I wrote this several years ago. It is once again spring and once again the same thoughts and feelings are prompted by the season. In hopes this may touch someone who needs to read these words, to know they are not alone in struggling with this particular type of loss, I am posting it again.
I admit that while spring is in many ways my favorite time of year, I'm especially fragile when the world is turning green and the sun is circling higher in the sky. Anniversary reactions are at the same time predictable and uncontrollable, catching us at unexpected moments and bearing down with fresh grief over losses which we like to believe were dealt with long ago. Apparently, grief knows no time constraints and the heart is capable of reliving the worst blows with agonizing clarity. Or so it has been for me much of my life.
In May of 1957, my father, a beautiful, gifted and brilliant young man of thirty with what might have been a lifetime of creative endeavor ahead of him, ended his life, forever changing the color of the world for those he left behind. Every year since, no matter my age or situation, when winter begins to give over to spring, my spirit is revisited by that tragedy.

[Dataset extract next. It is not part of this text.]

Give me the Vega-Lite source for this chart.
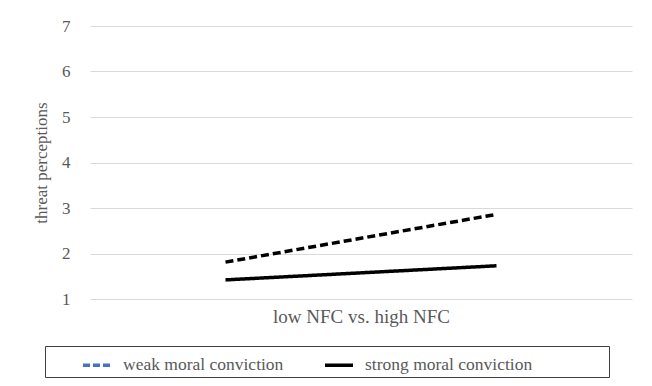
{
  "$schema": "https://vega.github.io/schema/vega-lite/v6.json",
  "width": 542,
  "height": 273,
  "autosize": {"type": "none"},
  "padding": {"left": 90, "top": 26, "right": 20, "bottom": 87},
  "background": "#ffffff",
  "config": {
    "view": {"stroke": null},
    "font": "Liberation Serif",
    "axis": {"labelFont": "Liberation Serif", "titleFont": "Liberation Serif", "labelColor": "#595959", "titleColor": "#595959", "titleFontWeight": "normal"},
    "legend": {"labelFont": "Liberation Serif", "titleFont": "Liberation Serif"}
  },
  "data": {
    "values": [
      {"series": "weak moral conviction", "nfc": "low NFC", "threat": 1.81},
      {"series": "weak moral conviction", "nfc": "high NFC", "threat": 2.86},
      {"series": "strong moral conviction", "nfc": "low NFC", "threat": 1.42},
      {"series": "strong moral conviction", "nfc": "high NFC", "threat": 1.73}
    ]
  },
  "encoding": {
    "x": {
      "field": "nfc", "type": "ordinal", "sort": ["low NFC", "high NFC"],
      "scale": {"type": "point", "padding": 0.5},
      "axis": {"title": "low NFC vs. high NFC", "labels": false, "ticks": false, "domain": false, "grid": false, "titleFontSize": 19, "titlePadding": 8}
    },
    "y": {
      "field": "threat", "type": "quantitative",
      "scale": {"domain": [1, 7], "nice": false, "zero": false},
      "axis": {"title": "threat perceptions", "values": [1,2,3,4,5,6,7], "ticks": false, "domain": false, "gridColor": "#d9d9d9", "labelFontSize": 17, "labelPadding": 20, "titleFontSize": 17, "titlePadding": 11}
    }
  },
  "layer": [
    {
      "mark": {"type": "line", "strokeWidth": 3.5, "opacity": 0},
      "encoding": {
        "color": {
          "field": "series", "type": "nominal",
          "scale": {"domain": ["weak moral conviction", "strong moral conviction"], "range": ["#4472c4", "#000000"]},
          "legend": {
            "title": "\u00a0", "titleOrient": "right", "titlePadding": 74, "titleFontSize": 17,
            "orient": "none", "legendX": -45, "legendY": 320, "direction": "horizontal",
            "symbolType": "stroke", "symbolSize": 784, "symbolStrokeWidth": 3.5, "symbolOpacity": 1,
            "symbolOffset": 33,
            "labelFontSize": 17.5, "labelColor": "#595959", "labelLimit": 400,
            "strokeColor": "#404040", "fillColor": "#ffffff", "padding": 3,
            "columnPadding": 6, "labelOffset": 10,
            "encode": {"symbols": {"update": {"strokeDash": {"signal": "datum.value === 'weak moral conviction' ? [7, 3] : [1, 0]"}, "opacity": {"value": 1}}}}
          }
        }
      }
    },
    {
      "mark": {"type": "line", "color": "#000000", "strokeWidth": 3.5},
      "encoding": {
        "detail": {"field": "series", "type": "nominal"},
        "strokeDash": {"condition": {"test": "datum.series === 'weak moral conviction'", "value": [8, 4]}, "value": [1, 0]}
      }
    }
  ]
}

For many of those years, I've tried to tell myself the time for grieving has long since passed. I may be able to convince my conscious mind of that fact, but my heart has yet to comply. Something as simple as the sight of budding tree branches, or the scent of a warm breeze can trigger the need to shed a few tears and acknowledge the sorrow, no matter how much time has taught me about moving on. I've learned it's best to give in and allow myself to grieve yet again. Comfort always follows, and for another year I am the survivor I worked so hard to become.
Much has been written and discussed about the unique position of children who survive a parental suicide. Anger, guilt and a lack of closure have been acknowledged as our legacy. Many of us have endured our own battles with depression and even attempted to end our own lives, whether driven by our genetic heritage or by our history. Regardless of how much has been resolved in countless therapy sessions and support groups, I believe most of us continue to seek some way to lovingly remember without also reliving the years of suffering set in motion by that one fateful act. The search may be endless, a circle forever leading back to unanswered questions and or to answers that can never provide the comfort we long for. After over fifty years, I remain hopeful of one day telling the story of my father's life without prefacing the conversation with the story of his death.
My anniversary is almost past. In a another week or so, the weight on my spirit will lift, I'll breathe the spring air more easily and find joy in planting my garden. As I do every year, I will tuck away the memories, accepting them once again as part of a past I can not change. I have no doubt that as has happened so many times, in the next twelve months I'll meet others sharing this journey, and we will talk about our losses and our survival. And just as surely, for a few days next spring, grief will once again come wafting on the first warm breeze, a reminder not only of what I lost, but of what I have survived.
Thank you Karen for sharing such a beautiful and touching piece on your very personal experience of grief. Thinking of you.